Mix and match. None of the suggestions above should be considered in isolation. Mix and match as you see fit for more variety in your healthy snacks. For example, you can put peanut butter on fruit to mix healthy fats with carbs. You could also put fruit in granola to make your own trail mix.
Learning New Habits for Healthy Snacking
All of these suggestions are part of a larger picture. It starts with healthy snacks, but may soon turn into an overall healthier lifestyle for you and your family.
One key as you are embarking on this journey toward healthy snacks and healthy living is to be more mindful about all of your eating habits. Mindfulness means more than just planning in advance. Mindfulness also happens during the act of eating itself.

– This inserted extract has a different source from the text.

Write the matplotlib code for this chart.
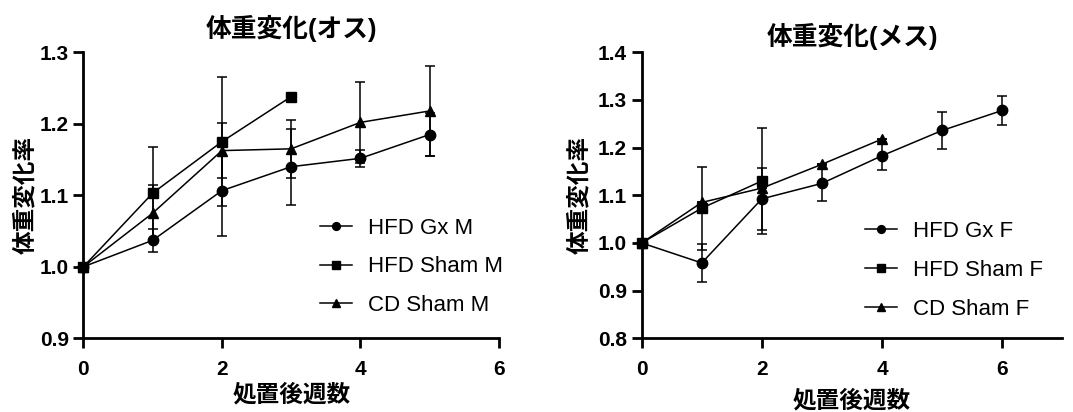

Mindful eating is the act of putting yourself firmly in the present moment. That could mean taking a few seconds or even minutes to merely look at your snack. Think about it. Consider what you are about to do, what it will taste like and how you will feel what you eat healthy snacks.
You should also avoid outside distractions while eating mindfully. This means avoiding having the TV on while you’re eating. Don’t eat while working or browsing the internet, either. Try to make eating the only activity you are doing in that moment.
All of this ties into your push to integrate healthy snacks into your lifestyle. You don’t need to try to tackle all these pieces at once. Start with what sounds the most interesting or possible, then slowly add in more until you’ve reached a place where you’re eating healthier with ease.